Narratives emerge as social forms,which include explanatory myths, among other genres that support the coherence and cohesiveness of the community. In this framework narrative making is a specifically human characteristic. However, it is not an individual capacity but a social-cultural one. It results from a long historical process of the development of social communicative skills at different levels (motoric and linguistic) and of concurrent development of group construction of communities. These are complex system developments that go beyond individual participants, wherein narrative emerges as an explanatory format of the cultural group. (p. 22)



Development of consciousness through narratives in children are summarized as follows. Through narratives children learn to see others as independent beings, begin to see themselves the self-observed ME as well as the Experiencing I.

A new level of consciousness emerges in the early childhood years that is based on the differentiation of the self-awareness of the early years and the self-and other awareness of the transition period. The first is consciousness of the here and now, informed by previous experience but without conscious reflection on that experience. The strong hypothesis that emerges from this perspective is that the new level of consciousness is dependent upon language used to exchange views of self and other, primarily through narratives but also through commentary on the self by others, as well as on their own feelings, thoughts, and expectations of what might happen (Nelson, 1993). This new kind of consciousness is a different kind of self-consciousness that brings the self into the observed world where others have been playing out their roles in the child's view of the experiential world. This is James's or Mead's ME rather than the Experiencing I (Nelson, 2001). The I of the transition period can be self-aware and therefore bashful and embarrassed but is not yet capable of both acting and observing at the same time. Perhaps this sketchily presented development (see Nelson, 1997, 2001), with such profound implications, seems too weighty to place on the vehicle of narrative. Yet it is worth the effort to see how far such a proposal can take us in understanding the early development of self, language, and cultural consciousness.

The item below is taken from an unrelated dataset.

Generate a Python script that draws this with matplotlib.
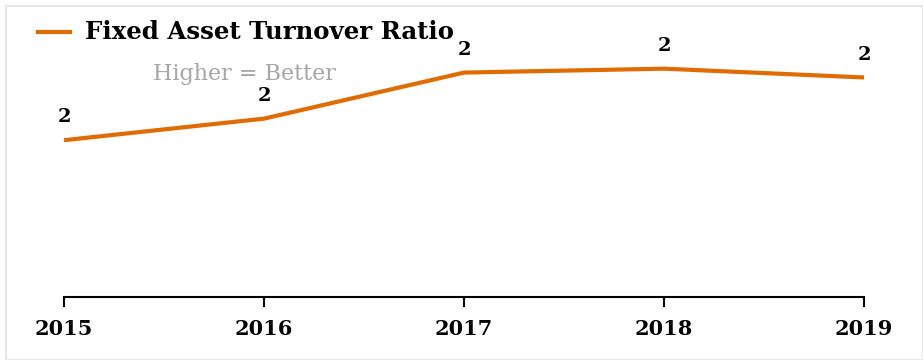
import matplotlib
matplotlib.use("Agg")
import matplotlib.pyplot as plt
from matplotlib.patches import Rectangle

# chart data
years = [2015, 2016, 2017, 2018, 2019]
ratio = [1.60, 1.82, 2.29, 2.33, 2.24]
labels = ["2", "2", "2", "2", "2"]

orange = "#E06C00"
serif = "DejaVu Serif"

fig = plt.figure(figsize=(9.23, 3.6), dpi=100)
ax = fig.add_axes([64 / 923, 63 / 360, 800 / 923, 294 / 360])

ax.plot(years, ratio, color=orange, lw=3, clip_on=False, solid_capstyle="butt")

for x, y, t in zip(years, ratio, labels):
    ax.annotate(t, (x, y), xytext=(0, 16.5), textcoords="offset points",
                ha="center", va="center", fontsize=14, fontweight="bold",
                family=serif, color="black")

ax.set_xlim(2015, 2019)
ax.set_ylim(0, 3)
ax.set_xticks(years)
ax.set_xticklabels([str(y) for y in years], fontsize=15, fontweight="bold", family=serif)
ax.tick_params(axis="x", length=7, width=1.5, pad=9, color="black")
ax.set_yticks([])
for s in ["left", "right", "top"]:
    ax.spines[s].set_visible(False)
ax.spines["bottom"].set_linewidth(1.5)

# legend-like header
fig.add_artist(plt.Line2D([38 / 923, 70 / 923], [1 - 32 / 360, 1 - 32 / 360],
                          color=orange, lw=3, transform=fig.transFigure))
fig.text(85 / 923, 1 - 32 / 360, "Fixed Asset Turnover Ratio", fontsize=17.6,
         fontweight="bold", family=serif, va="center", ha="left")
fig.text(244 / 923, 1 - 74 / 360, "Higher = Better", fontsize=16,
         family=serif, color="#A6A6A6", va="center", ha="center")

# thin frame
fig.add_artist(Rectangle((6 / 923, 0), 1 - 6 / 923, 1 - 6 / 360, transform=fig.transFigure,
                         fill=False, edgecolor="#E6E6E6", lw=1.5))

fig.savefig("out.png", dpi=100)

In brief, the account here is that narrative emerges from and belongs to the community, but in the individual lives of children it is a vehicle through which consciousness of both self and the wider social and temporal world becomes manifest and gradually emerges as a new subjective level of conscious awareness, with a sense of a specific past and awareness of a possible future, as well as with new insight into the consciousness of other people. (p. 33)


Nelson, K. (1993). Events, narratives, memories: What develops? In C. Nelson (Ed.),Minnesota Symposium on Child Psychology: Vol. 26 (pp. 1-24). Memory and affect in development Hillsdale, NJ: Erlbaum.

Nelson, K. (1997). Finding oneself in time. In J. G. Snodgrass & R. I. Thompson (Eds.),The self across psychology: Self-recognition, self-awareness, and the self-concept, Annals of the New York Academy of Sciences, 818, 103-118.

Nelson, K. (2001). From the Experiencing I to the Continuing Me. In C. Moore & K. Lemmon (Eds.), The self in time: Developmental issues(pp. 15-34). Mahwah, NJ: Erlbaum.